Among San Diego County’s largest school districts is San Diego Unified. According to Sandra Huezo, the district’s director of certificated human resources, 70 of San Diego Unified’s 7,228 contract teachers are teaching under provisional-level credentials. Provisional-level credentials aren’t considered full credentials, and include provisional internship and short-term staff permits, Huezo said.

So what does it take to obtain a credential to teach in a California public school? Prospective teachers must complete:

  • A bachelor’s degree from a regionally accredited institution.
  • The California Basic Educational Skills Test, also known as the CBEST, which assesses reading, writing, and mathematics skills.
  • A full teacher preparation program at a California college or university with a credentialing program that’s been approved by the California Commission on Teacher Credentialing.
  • And be recommended to the California Commission on Teacher Credentialing by that college or university.
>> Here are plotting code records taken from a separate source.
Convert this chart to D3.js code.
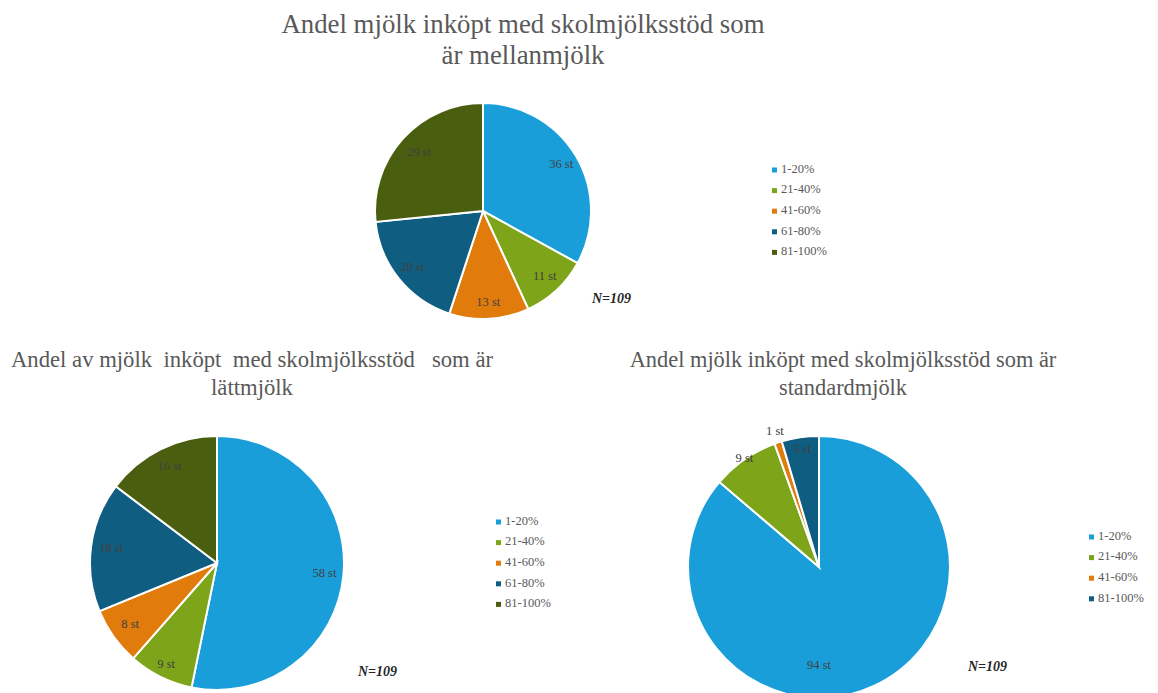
<!DOCTYPE html>
<html lang="sv">
<head>
    <meta charset="UTF-8">
    <title>Andel mjölk inköpt med skolmjölksstöd</title>
    <script src="https://d3js.org/d3.v7.min.js"></script>
    <style>
        body {
            margin: 0;
            background: #fff;
        }
        svg text {
            font-family: "Liberation Serif", "DejaVu Serif", serif;
        }
        .title {
            fill: #595959;
            white-space: pre;
        }
        .slice-label {
            font-size: 12.5px;
            fill: #404040;
        }
        .legend text {
            font-size: 12.5px;
            fill: #595959;
        }
        .n-label {
            font-size: 14px;
            font-style: italic;
            font-weight: bold;
            fill: #262626;
        }
    </style>
</head>
<body>
    <div id="chart"></div>

    <script>
        // Data
        const categories = ["1-20%", "21-40%", "41-60%", "61-80%", "81-100%"];
        const mellanCounts = [36, 11, 13, 20, 29];
        const lattCounts = [58, 9, 8, 18, 16];
        const standardCategories = ["1-20%", "21-40%", "41-60%", "81-100%"];
        const standardCounts = [94, 9, 1, 5];
        const colors = ["#1a9ed9", "#7ea51a", "#e07b0c", "#0f5d81", "#4a5e0f"];
        const standardColors = ["#1a9ed9", "#7ea51a", "#e07b0c", "#0f5d81"];
        const nTotal = 109;

        const width = 1158, height = 693;

        const svg = d3.select("#chart")
                      .append("svg")
                      .attr("width", width)
                      .attr("height", height);

        // one config per pie: layout only
        const charts = [
            {
                title: ["Andel mjölk inköpt med skolmjölksstöd som", "är mellanmjölk"],
                titleX: 523, titleY: 33, titleSize: 26.8, titleGap: 31,
                cats: categories, values: mellanCounts, colors: colors,
                cx: 483, cy: 211, r: 108,
                labelR: [0.84, 0.84, 0.85, 0.84, 0.8],
                legendX: 772, legendY: 170,
                nX: 592, nY: 303
            },
            {
                title: ["Andel av mjölk  inköpt  med skolmjölksstöd   som är", "lättmjölk"],
                titleX: 252, titleY: 367, titleSize: 22.7, titleGap: 28,
                cats: categories, values: lattCounts, colors: colors,
                cx: 217, cy: 563, r: 127,
                labelR: [0.85, 0.9, 0.84, 0.84, 0.84],
                legendX: 496, legendY: 522,
                nX: 358, nY: 676
            },
            {
                title: ["Andel mjölk inköpt med skolmjölksstöd som är", "standardmjölk"],
                titleX: 843, titleY: 367, titleSize: 22.4, titleGap: 28,
                cats: standardCategories, values: standardCounts, colors: standardColors,
                cx: 819, cy: 567, r: 131,
                labelR: [0.76, 1.0, 1.08, 0.9],
                labelAngle: [Math.PI, null, null, null],
                legendX: 1089, legendY: 537,
                nX: 968, nY: 671
            }
        ];

        charts.forEach(c => {
            const g = svg.append("g");

            // Title
            c.title.forEach((line, i) => {
                g.append("text")
                 .attr("class", "title")
                 .attr("x", c.titleX)
                 .attr("y", c.titleY + i * c.titleGap)
                 .attr("text-anchor", "middle")
                 .style("font-size", c.titleSize + "px")
                 .text(line);
            });

            const pie = d3.pie().sort(null).value(d => d);
            const arcs = pie(c.values);
            const arc = d3.arc().innerRadius(0).outerRadius(c.r);

            const pg = g.append("g")
                        .attr("transform", `translate(${c.cx}, ${c.cy})`);

            pg.selectAll("path")
              .data(arcs)
              .join("path")
              .attr("d", arc)
              .attr("fill", (d, i) => c.colors[i])
              .attr("stroke", "#fff")
              .attr("stroke-width", 2);

            // Slice labels
            pg.selectAll("text")
              .data(arcs)
              .join("text")
              .attr("class", "slice-label")
              .attr("text-anchor", "middle")
              .attr("dominant-baseline", "middle")
              .attr("transform", (d, i) => {
                  let a = (d.startAngle + d.endAngle) / 2;
                  if (c.labelAngle && c.labelAngle[i] != null) a = c.labelAngle[i];
                  const rr = c.r * c.labelR[i];
                  return `translate(${Math.sin(a) * rr}, ${-Math.cos(a) * rr})`;
              })
              .text(d => d.data + " st");

            // Legend
            const lg = g.append("g")
                        .attr("class", "legend")
                        .attr("transform", `translate(${c.legendX}, ${c.legendY})`);

            const items = lg.selectAll("g")
                            .data(c.cats)
                            .join("g")
                            .attr("transform", (d, i) => `translate(0, ${i * 20.6})`);

            items.append("rect")
                 .attr("x", 0)
                 .attr("y", -2.5)
                 .attr("width", 5)
                 .attr("height", 5)
                 .attr("fill", (d, i) => c.colors[i]);

            items.append("text")
                 .attr("x", 9)
                 .attr("y", 0)
                 .attr("dominant-baseline", "middle")
                 .text(d => d);

            g.append("text")
             .attr("class", "n-label")
             .attr("x", c.nX)
             .attr("y", c.nY)
             .text("N=" + nTotal);
        });
    </script>
</body>
</html>
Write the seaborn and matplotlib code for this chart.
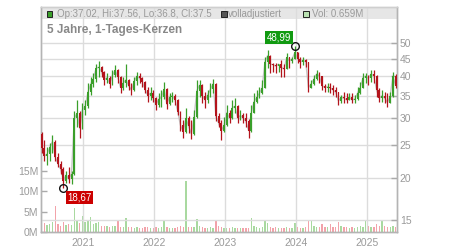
import numpy as np
import pandas as pd
import matplotlib
matplotlib.use("Agg")
import matplotlib.pyplot as plt
import seaborn as sns
from matplotlib.patches import Rectangle
from matplotlib.ticker import FixedLocator, NullLocator, NullFormatter, FuncFormatter

# ---------------- data (~2-week candles) ----------------
opens = [27.0, 24.5, 23.2, 23.5, 24.6, 25.6, 23.0, 22.0, 21.2, 19.6,
         20.4, 19.8, 20.6, 30.0, 31.0, 28.0, 31.8, 32.6, 35.8, 37.8,
         39.2, 42.2, 42.5, 41.2, 39.0, 39.6, 38.0, 40.2, 41.6, 39.8,
         37.0, 38.2, 39.0, 37.4, 36.4, 38.6, 40.0, 39.4, 38.4, 36.5,
         35.0, 35.6, 34.4, 32.9, 34.2, 34.6, 36.6, 33.0, 34.8, 35.0,
         34.0, 31.4, 28.6, 27.4, 30.0, 28.4, 27.0, 30.2, 36.2, 37.6,
         35.0, 34.0, 35.2, 36.6, 38.0, 30.4, 29.0, 27.6, 28.6, 31.2,
         30.0, 32.2, 32.6, 30.0, 30.6, 30.0, 29.4, 27.6, 31.2, 33.6,
         34.6, 35.6, 37.0, 44.0, 46.0, 43.4, 43.2, 42.8, 43.4, 42.4,
         42.0, 45.4, 44.4, 45.0, 47.0, 45.0, 44.0, 44.6, 44.0, 37.0,
         38.0, 39.2, 40.6, 40.0, 37.4, 37.0, 37.2, 36.9, 36.4, 35.8,
         33.8, 34.6, 34.4, 34.0, 34.6, 34.0, 34.2, 35.6, 37.0, 39.6,
         40.0, 39.4, 40.6, 40.0, 36.4, 34.4, 35.0, 34.4, 33.4, 35.0,
         40.0]
highs = [27.3, 25.8, 24.6, 25.3, 26.7, 25.8, 23.7, 22.5, 21.5, 21.0,
         21.5, 21.0, 31.5, 33.9, 31.5, 33.3, 33.9, 38.1, 39.7, 40.8,
         43.5, 44.2, 42.8, 41.5, 40.8, 40.0, 41.6, 43.0, 41.9, 39.9,
         39.7, 43.5, 39.2, 38.1, 39.7, 41.0, 40.8, 39.7, 38.6, 37.1,
         37.1, 36.3, 34.6, 35.6, 36.3, 38.4, 36.8, 35.6, 35.8, 35.3,
         34.2, 31.6, 29.6, 32.1, 30.4, 29.6, 31.7, 38.9, 38.9, 37.8,
         35.8, 36.3, 38.1, 39.1, 38.2, 31.0, 29.6, 30.2, 32.8, 31.7,
         33.9, 34.4, 32.8, 31.7, 31.2, 31.1, 29.8, 32.8, 35.6, 36.3,
         37.1, 38.9, 45.5, 47.8, 46.2, 43.7, 43.6, 43.5, 44.6, 43.5,
         46.8, 45.6, 45.5, 48.99, 47.2, 45.5, 45.5, 45.0, 44.1, 38.9,
         40.3, 41.6, 41.0, 40.1, 37.8, 38.1, 38.1, 37.6, 37.1, 35.9,
         35.1, 35.8, 35.6, 35.6, 35.6, 35.1, 37.1, 38.4, 40.8, 40.8,
         40.3, 41.6, 41.6, 40.2, 36.9, 36.3, 35.8, 35.6, 35.8, 41.0,
         40.5]
lows = [23.7, 22.5, 21.9, 22.5, 23.7, 22.5, 21.5, 20.6, 18.67, 19.3,
        19.3, 19.2, 20.4, 28.2, 26.3, 27.8, 30.6, 32.2, 35.2, 37.1,
        38.5, 39.7, 39.7, 37.6, 38.1, 36.9, 37.6, 39.7, 38.1, 35.6,
        36.3, 37.1, 36.3, 35.1, 36.2, 37.6, 38.1, 37.1, 35.6, 33.5,
        33.9, 33.5, 31.7, 32.4, 32.4, 34.2, 31.9, 32.8, 33.5, 32.8,
        30.6, 27.6, 26.3, 27.2, 27.1, 26.1, 26.8, 30.0, 34.6, 33.3,
        32.1, 33.3, 34.6, 35.6, 29.4, 28.2, 25.8, 27.4, 28.4, 29.0,
        29.8, 31.0, 29.0, 29.6, 29.0, 28.2, 26.3, 27.4, 31.0, 33.4,
        34.4, 35.3, 36.8, 42.4, 40.8, 41.0, 40.8, 41.0, 39.7, 39.7,
        41.9, 42.4, 43.7, 44.8, 43.7, 42.4, 43.0, 42.6, 36.0, 36.9,
        37.6, 38.9, 38.1, 36.3, 35.8, 35.8, 35.6, 35.1, 34.6, 32.8,
        33.3, 33.3, 33.3, 33.9, 33.3, 33.3, 33.9, 35.4, 36.8, 38.1,
        37.6, 38.4, 38.1, 34.6, 33.5, 33.5, 33.3, 32.4, 33.2, 34.8,
        36.8]
closes = [24.5, 23.2, 23.5, 24.6, 25.6, 23.0, 22.0, 21.2, 19.6, 20.4,
          19.8, 20.6, 30.0, 31.0, 28.0, 31.8, 32.6, 35.8, 37.8, 39.2,
          42.2, 42.5, 41.2, 39.0, 39.6, 38.0, 40.2, 41.6, 39.8, 37.0,
          38.2, 39.0, 37.4, 36.4, 38.6, 40.0, 39.4, 38.4, 36.5, 35.0,
          35.6, 34.4, 32.9, 34.2, 34.6, 36.6, 33.0, 34.8, 35.0, 34.0,
          31.4, 28.6, 27.4, 30.0, 28.4, 27.0, 30.2, 36.2, 37.6, 35.0,
          34.0, 35.2, 36.6, 38.0, 30.4, 29.0, 27.6, 28.6, 31.2, 30.0,
          32.2, 32.6, 30.0, 30.6, 30.0, 29.4, 27.6, 31.2, 33.6, 34.6,
          35.6, 37.0, 44.0, 46.0, 43.4, 43.2, 42.8, 43.4, 42.4, 42.0,
          45.4, 44.4, 45.0, 47.0, 45.0, 44.0, 44.6, 44.0, 37.0, 38.0,
          39.2, 40.6, 40.0, 37.4, 37.0, 37.2, 36.9, 36.4, 35.8, 33.8,
          34.6, 34.4, 34.0, 34.6, 34.0, 34.2, 35.6, 37.0, 39.6, 40.0,
          39.4, 40.6, 40.0, 36.4, 34.4, 35.0, 34.4, 33.4, 35.0, 40.0,
          37.5]
volumes_m = [2.8, 2.2, 1.8, 2.0, 2.4, 6.5, 2.0, 1.6, 2.4, 1.8,
             2.0, 1.7, 6.0, 2.6, 2.2, 3.9, 2.4, 3.0, 3.8, 2.0,
             2.2, 2.5, 1.6, 1.4, 1.5, 1.3, 1.4, 1.5, 3.0, 1.3,
             1.2, 3.4, 1.3, 1.2, 1.1, 1.2, 1.0, 1.1, 1.2, 1.3,
             1.1, 1.0, 1.2, 1.1, 1.2, 3.0, 1.3, 1.0, 0.9, 1.0,
             1.2, 1.4, 1.3, 12.5, 1.3, 1.2, 1.3, 3.2, 1.6, 1.2,
             1.1, 1.0, 1.2, 1.1, 3.0, 1.4, 1.3, 1.1, 1.0, 1.0,
             1.2, 1.1, 1.0, 0.9, 1.0, 1.0, 1.1, 3.4, 1.4, 1.2,
             1.1, 1.2, 2.6, 2.2, 1.3, 1.1, 1.2, 1.0, 1.1, 1.0,
             1.2, 1.1, 1.0, 2.1, 1.2, 1.0, 1.1, 1.2, 3.0, 3.0,
             1.6, 1.3, 1.2, 2.0, 1.3, 1.2, 2.0, 1.3, 1.2, 2.5,
             1.4, 1.3, 1.2, 1.1, 1.2, 1.1, 1.3, 1.4, 1.3, 3.0,
             1.4, 1.2, 1.3, 2.0, 1.5, 2.6, 1.4, 1.3, 1.2, 1.6,
             1.3]

price_ticks = [15, 20, 25, 30, 35, 40, 45, 50]
vol_ticks_m = [0, 5, 10, 15]
vol_tick_labels = ["0M", "5M", "10M", "15M"]
year_ticks = ["2021-01-01", "2022-01-01", "2023-01-01", "2024-01-01", "2025-01-01"]
year_labels = ["2021", "2022", "2023", "2024", "2025"]

title = "5 Jahre, 1-Tages-Kerzen"
legend_ohlc = "Op:37.02, Hi:37.56, Lo:36.8, Cl:37.5"
legend_adj = "volladjustiert"
legend_vol = "Vol: 0.659M"

# ---------------- styling ----------------
sns.set_style("white")
plt.rcParams["font.family"] = ["Liberation Sans", "DejaVu Sans"]

UP = "#3a9f2a"
DOWN = "#b3141c"
VUP = "#a9d9a0"
VDOWN = "#f2a3aa"
GRID = "#dcdcdc"
SPINE = "#b4b4b4"
TXT = "#9a9a9a"

df = pd.DataFrame({
    "date": pd.date_range("2020-06-01", periods=len(closes), freq="14D"),
    "open": opens, "high": highs, "low": lows, "close": closes,
    "volume": np.array(volumes_m) * 1e6,
})
up = df["close"] >= df["open"]

fig = plt.figure(figsize=(4.5, 2.5), dpi=100)
ax = fig.add_axes([41 / 450, 18 / 250, 356 / 450, 225 / 250])
axv = ax.twinx()
ax.set_zorder(2)
axv.set_zorder(1)
ax.patch.set_visible(False)

# volume (behind)
axv.bar(df["date"], df["volume"], width=7,
        color=np.where(up, VUP, VDOWN), linewidth=0, zorder=1)
axv.set_ylim(0, 55.4e6)
axv.set_yticks([v * 1e6 for v in vol_ticks_m])
axv.set_yticklabels(vol_tick_labels)
axv.grid(False)

# header band
axv.add_patch(Rectangle((0, 0.9467), 1, 0.0533, transform=axv.transAxes,
                        facecolor="#e6e6e6", edgecolor="none", zorder=0))

# price
ax.set_yscale("log")
sns.lineplot(data=df, x="date", y="close", ax=ax, color="#c4c4c4", lw=1, zorder=2)
for mask, col in ((up, UP), (~up, DOWN)):
    d = df[mask]
    ax.vlines(d["date"], d["low"], d["high"], color=col, lw=0.9, zorder=3)
    ax.bar(d["date"], (d["close"] - d["open"]).abs().clip(lower=0.15),
           bottom=np.minimum(d["open"], d["close"]), width=9,
           color=col, linewidth=0, zorder=4)

ax.set_xlabel("")
ax.set_ylabel("")
axv.set_ylabel("")
ax.set_ylim(13.83, 64.03)
ax.set_xlim(pd.Timestamp("2020-05-29"), pd.Timestamp("2025-06-02"))

ax.yaxis.set_major_locator(FixedLocator(price_ticks))
ax.yaxis.set_major_formatter(FuncFormatter(lambda v, p: f"{v:g}"))
ax.yaxis.set_minor_locator(NullLocator())
ax.yaxis.set_minor_formatter(NullFormatter())
ax.set_xticks(pd.to_datetime(year_ticks))
ax.set_xticklabels(year_labels)

ax.grid(True, color=GRID, lw=1)
ax.set_axisbelow(True)

ax.tick_params(axis="y", which="both", direction="in", length=4, width=1,
               color="#aaaaaa", labelcolor=TXT, labelsize=7.5, pad=2,
               left=False, right=True, labelleft=False, labelright=True)
axv.tick_params(axis="y", direction="in", length=4, width=1,
                color="#aaaaaa", labelcolor=TXT, labelsize=7.5, pad=2,
                left=True, right=False, labelleft=True, labelright=False)
ax.tick_params(axis="x", length=0, pad=4, labelsize=7.5, labelcolor=TXT)

for a in (ax, axv):
    for s in a.spines.values():
        s.set_color(SPINE)
        s.set_linewidth(1)
ax.spines["top"].set_color("#cfcfcf")
axv.spines["top"].set_color("#cfcfcf")

# header legend
def square(x, color):
    ax.add_patch(Rectangle((x, 0.957), 0.0157, 0.0249, transform=ax.transAxes,
                           facecolor=color, edgecolor="#222222", lw=0.7,
                           clip_on=False, zorder=10))

square(0.016, UP)
ax.text(0.044, 0.9705, legend_ohlc, transform=ax.transAxes, fontsize=7,
        color=TXT, va="center", ha="left", zorder=10)
square(0.5056, "#555555")
ax.text(0.525, 0.9705, legend_adj, transform=ax.transAxes, fontsize=7,
        color=TXT, va="center", ha="left", zorder=10)
square(0.736, "#b8e0b0")
ax.text(0.760, 0.9705, legend_vol, transform=ax.transAxes, fontsize=7,
        color=TXT, va="center", ha="left", zorder=10)

ax.text(0.017, 0.90, title, transform=ax.transAxes, fontsize=8.5,
        fontweight="bold", color="#888888", va="center", ha="left", zorder=10)

# max / min annotations
imax = df["high"].idxmax()
imin = df["low"].idxmin()
for idx, val, col, off in ((imax, df.loc[imax, "high"], "#119a11", (-16, 8.8)),
                           (imin, df.loc[imin, "low"], "#cc0000", (16.5, -9.5))):
    ax.plot(df.loc[idx, "date"], val, "o", mfc="none", mec="#111111",
            ms=5.5, mew=1, zorder=8)
    ax.annotate(f"{val:.2f}".replace(".", ","), xy=(df.loc[idx, "date"], val),
                xytext=off, textcoords="offset pixels", ha="center", va="center",
                fontsize=7, color="white", zorder=9,
                bbox=dict(boxstyle="square,pad=0.15", fc=col, ec="none"))

fig.savefig("out.png", dpi=100)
Those who want to teach in elementary school are required to earn a multiple-subject teaching credential, while those who want to teach high school obtain a single-subject teaching credential. To teach special education students, prospective educators need an education specialist instruction credential.

School districts can also request that someone who is in the process of obtaining full credentials be authorized to teach in the classroom under permits with a limited shelf life, such as a short-term staff permit or a provisional internship permit.

What’s a suitable amount of certification to sculpt today’s young minds? Is it a career path you would consider, given the credentialing hurdles?